What does reckoning mean? ‘Reckoning’ in Greek means doing accounts book-keeping. Accounting is the only thing in the world we human beings can do correctly. An artist paints a landscape. Can he do it with perfect accuracy? Can the historian vouch for the absolute accuracy of any record, or the map-maker for the perfect correctness of any map? They can make, at best, fair approximations. Even in everyday speech, when we try to tell some incident with the best intention to be honest and truthful, we cannot speak with complete accuracy. It is mostly a case of exaggeration or understatement, of one word too much or too little. What then can a man do that is utterly reliable? Arithmetic! There is no scope for error there. One chair plus one chair equals two chairs. That is true in London and it is true in Cape Town. If you travel west to New York or east to Singapore it is still the same. All the world over and for all time, one plus one equals two. One plus one is two in heaven and earth and hell.

Why does God say we are to reckon ourselves dead? Because we are dead. Let us keep to the analogy of accounting. Suppose I have fifteen shillings in my pocket, what do I enter in my account-book? Can I enter fourteen shillings and sixpence or fifteen shillings and sixpence? No, I must enter in my account-book that which is in fact in my pocket. Accounting is the reckoning of facts, not fancies. Even so, it is because I am really dead that God tells me to account it so. God could not ask me to put down in my account-book what was not true. He could not ask me to reckon that I am dead if I am still alive. For such mental gymnastics the word ‘reckoning’ would be inappropriate; we might rather speak of ‘mis-reckoning’!

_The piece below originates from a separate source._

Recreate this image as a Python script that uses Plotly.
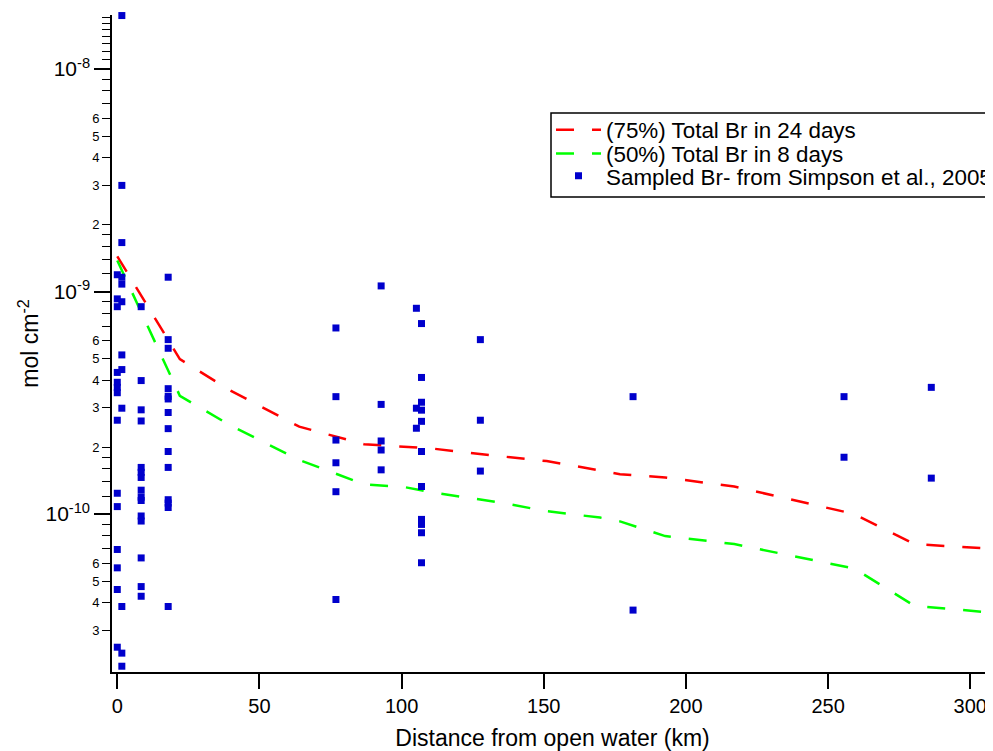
import plotly.graph_objects as go

# ---- model curves (distance in km, column amount in mol cm^-2) ----
model_km = [0, 22.0, 39.6, 64.0, 86.8, 101.2, 110.7, 134.6, 151.0, 169.8, 176.8, 192.7, 217.0, 259.2, 280.3, 310]
br_75pct_24d = [1.44e-9, 4.97e-10, 3.60e-10, 2.47e-10, 2.06e-10, 2.00e-10, 1.97e-10, 1.82e-10, 1.73e-10, 1.57e-10,
                1.51e-10, 1.46e-10, 1.33e-10, 1.00e-10, 7.33e-11, 6.95e-11]
br_50pct_8d = [1.38e-9, 3.40e-10, 2.51e-10, 1.75e-10, 1.36e-10, 1.32e-10, 1.25e-10, 1.127e-10, 1.03e-10, 9.64e-11,
               9.27e-11, 7.96e-11, 7.33e-11, 5.69e-11, 3.87e-11, 3.58e-11]

# ---- sampled Br- (Simpson et al., 2005) ----
sample_km = (
    [0] * 14 + [1.6] * 12 + [8.4] * 15 + [17.9] * 14 + [76.9] * 6 + [92.8] * 5
    + [105.2] * 3 + [107.0] * 11 + [127.7] * 3 + [181.4] * 2 + [255.6] * 2 + [286.3] * 2
)
sample_br = [
    # 0 km
    1.19e-9, 9.27e-10, 8.55e-10, 4.33e-10, 3.91e-10, 3.71e-10, 3.51e-10, 2.64e-10,
    1.24e-10, 1.08e-10, 6.93e-11, 5.73e-11, 4.58e-11, 2.52e-11,
    # 1.6 km
    1.74e-8, 3.0e-9, 1.66e-9, 1.16e-9, 1.08e-9, 9.0e-10, 5.19e-10, 4.46e-10, 2.99e-10,
    3.84e-11, 2.37e-11, 2.07e-11,
    # 8.4 km
    8.55e-10, 3.98e-10, 2.94e-10, 2.62e-10, 1.62e-10, 1.54e-10, 1.46e-10, 1.28e-10,
    1.19e-10, 1.15e-10, 9.8e-11, 9.3e-11, 6.35e-11, 4.72e-11, 4.27e-11,
    # 17.9 km
    1.16e-9, 6.08e-10, 5.56e-10, 3.66e-10, 3.38e-10, 3.29e-10, 2.86e-10, 2.42e-10,
    1.91e-10, 1.62e-10, 1.16e-10, 1.12e-10, 1.07e-10, 3.84e-11,
    # 76.9 km
    6.86e-10, 3.37e-10, 2.15e-10, 1.70e-10, 1.26e-10, 4.13e-11,
    # 92.8 km
    1.06e-9, 3.11e-10, 2.13e-10, 1.94e-10, 1.58e-10,
    # 105.2 km
    8.41e-10, 2.99e-10, 2.43e-10,
    # 107.0 km
    7.18e-10, 4.11e-10, 3.18e-10, 2.93e-10, 2.61e-10, 1.91e-10, 1.33e-10, 9.46e-11,
    8.98e-11, 8.24e-11, 6.04e-11,
    # 127.7 km
    6.08e-10, 2.64e-10, 1.56e-10,
    # 181.4 km
    3.37e-10, 3.7e-11,
    # 255.6 km
    3.37e-10, 1.80e-10,
    # 286.3 km
    3.71e-10, 1.45e-10,
]

# ---- axis ticks ----
x_ticks = [0, 50, 100, 150, 200, 250, 300]
y_decades = [1e-10, 1e-9, 1e-8]
y_decade_labels = ["10<sup>-10</sup>", "10<sup>-9</sup>", "10<sup>-8</sup>"]
y_labeled_minor = [3e-11, 4e-11, 5e-11, 6e-11,
                   2e-10, 3e-10, 4e-10, 5e-10, 6e-10,
                   2e-9, 3e-9, 4e-9, 5e-9, 6e-9]
y_labeled_minor_text = ["3", "4", "5", "6", "2", "3", "4", "5", "6", "2", "3", "4", "5", "6"]
y_unlabeled_minor = [7e-11, 8e-11, 9e-11,
                     1.2e-10, 1.4e-10, 1.6e-10, 1.8e-10, 7e-10, 8e-10, 9e-10,
                     1.2e-9, 1.4e-9, 1.6e-9, 1.8e-9, 7e-9, 8e-9, 9e-9,
                     1.1e-8, 1.2e-8, 1.3e-8, 1.4e-8, 1.5e-8, 1.6e-8, 1.7e-8]

FONT = "Liberation Sans, Arial, Helvetica, sans-serif"
Y_RANGE = [-10.71, -7.757]
LEG_X = 0.4983
LEG_ROWS = [0.8247, 0.7884, 0.7545]

fig = go.Figure()
fig.add_trace(go.Scatter(
    x=model_km, y=br_75pct_24d, mode="lines", name="(75%) Total Br in 24 days",
    line=dict(color="#FF0000", width=2.5, dash="18px,18px"), legend="legend",
))
fig.add_trace(go.Scatter(
    x=model_km, y=br_50pct_8d, mode="lines", name="(50%) Total Br in 8 days",
    line=dict(color="#00FF00", width=2.5, dash="18px,18px"), legend="legend2",
))
fig.add_trace(go.Scatter(
    x=sample_km, y=sample_br, mode="markers", name="Sampled Br- from Simpson et al., 2005",
    marker=dict(symbol="square", size=7, color="#0000CC", line=dict(width=0)),
    yaxis="y2", cliponaxis=False, legend="legend3",
))


def leg(yrow):
    return dict(
        x=LEG_X, y=yrow, xanchor="left", yanchor="middle",
        borderwidth=0, bgcolor="rgba(0,0,0,0)",
        font=dict(size=22.4, family=FONT, color="black"), itemwidth=45,
    )


# the page body has an 8px margin, so the figure is placed at (8,8)
fig.update_layout(
    width=985, height=743, autosize=False,
    margin=dict(l=104, r=0, t=7, b=79, autoexpand=False),
    paper_bgcolor="white", plot_bgcolor="white",
    font=dict(family=FONT, color="black"),
    showlegend=True,
    legend=leg(LEG_ROWS[0]), legend2=leg(LEG_ROWS[1]), legend3=leg(LEG_ROWS[2]),
    shapes=[dict(type="rect", xref="paper", yref="paper",
                 x0=LEG_X, x1=1.05, y0=0.7230, y1=0.8508,
                 line=dict(color="black", width=1.5), fillcolor="white", layer="above")],
    xaxis=dict(
        range=[-1.86, 308.0], tickvals=x_ticks, ticktext=[str(v) for v in x_ticks],
        ticks="outside", ticklen=15, tickwidth=1.5, tickcolor="black",
        showline=True, linewidth=1.5, linecolor="black", automargin=False,
        showgrid=False, zeroline=False, tickfont=dict(size=20),
        title=dict(text="Distance from open water (km)", font=dict(size=23), standoff=15),
    ),
    yaxis=dict(
        type="log", range=Y_RANGE, automargin=False,
        tickvals=y_decades, ticktext=y_decade_labels,
        ticks="outside", ticklen=16, tickwidth=1.5, tickcolor="black",
        showline=True, linewidth=1.5, linecolor="black",
        showgrid=False, zeroline=False, tickfont=dict(size=21),
        minor=dict(tickvals=y_unlabeled_minor, ticks="outside", ticklen=8,
                   tickwidth=1.2, tickcolor="black", showgrid=False),
        title=dict(text="mol cm<sup>-2</sup>", font=dict(size=23), standoff=0),
    ),
    yaxis2=dict(
        type="log", range=Y_RANGE, overlaying="y", side="left", automargin=False,
        tickvals=y_labeled_minor, ticktext=y_labeled_minor_text,
        ticks="outside", ticklen=9, tickwidth=1.2, tickcolor="black",
        showline=False, showgrid=False, zeroline=False, tickfont=dict(size=13),
    ),
)

fig.write_html("out.html")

Reckoning is not a form of make-believe. It does not mean that, having found that I have only twelve shillings in my pocket, I hope that by entering fifteen shillings incorrectly in my account-book such ‘reckoning’ will somehow remedy the deficiency. It won’t. If I have only twelve shillings, yet try to reckon to myself: ‘I have fifteen shillings; I have fifteen shillings; I have fifteen shillings’, do you think that the mental effort involved will in any way affect the sum that is in my pocket? Not a bit of it! Reckoning will not make twelve shillings into fifteen shillings, nor will it make what is untrue true. But if, on the other hand, it is a fact that I have fifteen shillings in my pocket, then with great ease and assurance I can enter fifteen shillings in my account-book. God tells us to reckon ourselves dead, not that by the process of reckoning we may become dead, but because we are dead. He never told us to reckon what was not a fact.

Having said, then, that revelation leads spontaneously to reckoning, we must not lose sight of the fact that we are presented with a command: “Reckon ye...” There is a definite attitude to be taken. God asks us to do the account; to put down ‘I have died’ and then to abide by it. Why? Because it is a fact. When the Lord Jesus was on the cross, I was there in Him. Therefore I reckon it to be true. I reckon and declare that I have died in Him. Paul said, “Reckon ye also yourselves to be dead unto sin, but alive unto God.” How is this possible? “In Christ Jesus.” Never forget that it is always and only true in Christ. If you look at yourself you will think death is not there, but it is a question of faith not in yourself but in Him. You look to the Lord, and know what He has done. ‘Lord, I believe in Thee. I reckon upon the fact in Thee.’ Stand there all the day.